The goals have dried up, and Blessing no longer looks the part of the prolific forward who fetched 17 goals — including three on the 2016 season’s final day — to clinch goal-king honors for himself and survival for his club. His general development as a footballer may be enhanced from competing in more refined conditions, while Blessing has had other attributes of his come to the fore, but all that progress has come at the expense of scoring far less – just 14 in 68 games across two clubs and all competitions.
Then again, Blessing only plays in the MLS: a league that’s trapped somewhere between high-profile veterans pursuing a pension plan and fresh-out-of-college wannabe superstars looking to jump on the first flight to Europe.
And Europe is just where Blessing probably needs to be if he wants to catch the eye of Ghana boss Kwesi Appiah, the man his not-so-subtle claims are primarily addressed to. Granted, Appiah looks to the MLS for a couple of his key men, but he rarely sees beyond Columbus Crew defensive pair Afful Harrison and Jonathan Mensah: established stars who have certainly earned their stripes.
Those are elite figures Blessing wouldn’t have much of a chance of being reckoned among until he makes that giant step-up and, like it or not, Europe represents his best route towards getting such recognition. A taste of European football would be no guarantee of being invited to the Stars, of course, but it would surely improve Blessing’s prospects.
Till then, Blessing ought to let his feet outperform his mouth in making his case for consideration by Appiah; doing contrary is just repulsive and only risks having his bluff called, with the pool of players for Appiah to pick from not getting any narrower.
Oh, and the well-documented alternative/desire to play for America?
Well, laugh it off — at least for now.
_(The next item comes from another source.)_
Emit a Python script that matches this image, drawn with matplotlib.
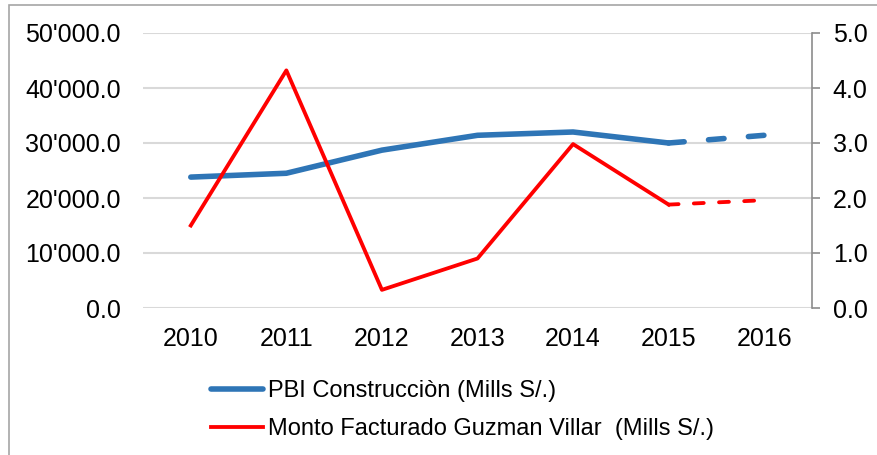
import matplotlib.pyplot as plt
from matplotlib.lines import Line2D
from matplotlib.patches import Rectangle
from matplotlib.ticker import FuncFormatter, MultipleLocator

plt.rcParams['font.family'] = ['Liberation Sans', 'DejaVu Sans']

years = ['2010', '2011', '2012', '2013', '2014', '2015', '2016']
pbi = [23800, 24500, 28700, 31400, 32000, 30000, 31400]
monto = [1.5, 4.32, 0.33, 0.9, 2.98, 1.88, 1.96]
n_solid = 6  # last segment (2015-2016) is dashed

blue = '#2e75b6'
red = '#ff0000'
grid_c = '#d9d9d9'
spine_c = '#8c8c8c'

fig = plt.figure(figsize=(8.77, 4.55), dpi=100)
ax = fig.add_axes([143 / 877, 147 / 455, 669 / 877, 275 / 455])
ax2 = ax.twinx()

x = list(range(len(years)))

ax.plot(x[:n_solid], pbi[:n_solid], color=blue, lw=4, solid_capstyle='round', zorder=3)
ax.plot(x[n_solid - 1:], pbi[n_solid - 1:], color=blue, lw=4, ls=(0, (2.8, 4.4)),
        dash_capstyle='round', zorder=3)
ax2.plot(x[:n_solid], monto[:n_solid], color=red, lw=2.75, zorder=3)
ax2.plot(x[n_solid - 1:], monto[n_solid - 1:], color=red, lw=2.75, ls=(0, (2.6, 4)),
         dash_capstyle='round', zorder=3)

ax.set_xlim(-0.5, len(years) - 0.5)
ax.set_ylim(0, 50000)
ax2.set_ylim(0, 5)
ax.yaxis.set_major_locator(MultipleLocator(10000))
ax2.yaxis.set_major_locator(MultipleLocator(1))
ax.yaxis.set_major_formatter(FuncFormatter(lambda v, p: f"{v:,.1f}".replace(',', "'")))
ax2.yaxis.set_major_formatter(FuncFormatter(lambda v, p: f"{v:.1f}"))

ax.set_xticks(x)
ax.set_xticklabels(years)
ax.grid(axis='y', color=grid_c, lw=1.5, zorder=0)
ax.set_axisbelow(True)

for a in (ax, ax2):
    for s in ('top', 'left', 'bottom'):
        a.spines[s].set_visible(False)
ax.spines['right'].set_visible(False)
ax2.spines['right'].set_color(spine_c)
ax2.spines['right'].set_linewidth(1.2)

ax.tick_params(axis='x', length=0, pad=14, labelsize=18)
ax.tick_params(axis='y', length=0, pad=16, labelsize=18)
ax2.tick_params(axis='y', length=6, width=1.2, color=spine_c, pad=9, labelsize=18)

handles = [Line2D([], [], color=blue, lw=4, solid_capstyle='round'),
           Line2D([], [], color=red, lw=2.75)]
labels = ['PBI Construcciòn (Mills S/.)', 'Monto Facturado Guzman Villar  (Mills S/.)']
fig.legend(handles, labels, loc='upper left', bbox_to_anchor=(192 / 877, 1 - 361 / 455),
           frameon=False, fontsize=17, handlelength=2.2, handletextpad=0.2,
           labelspacing=0.68, borderpad=0.3)

fig.patches.append(Rectangle((9 / 877, -0.1), 1.2, 1.1 - 5 / 455, transform=fig.transFigure,
                             fill=False, edgecolor='#a6a6a6', lw=1.2))

fig.savefig('out.png', dpi=100)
Such dreams wouldn’t be realized anytime soon, given Blessing only picked up his green card late last year and has to wait even longer to secure American citizenship and all the paperwork required to make him an option for the Stars and Stripes — and even then there would be no guarantees. Clearly, Blessing can’t simply will/threaten his way to being capped — not for Ghana and definitely not for America at this point.
Time, quieter lips, and a surge in fortunes are surer allies in attaining the blessing Blessing so deeply craves. It can’t be too faraway, can it?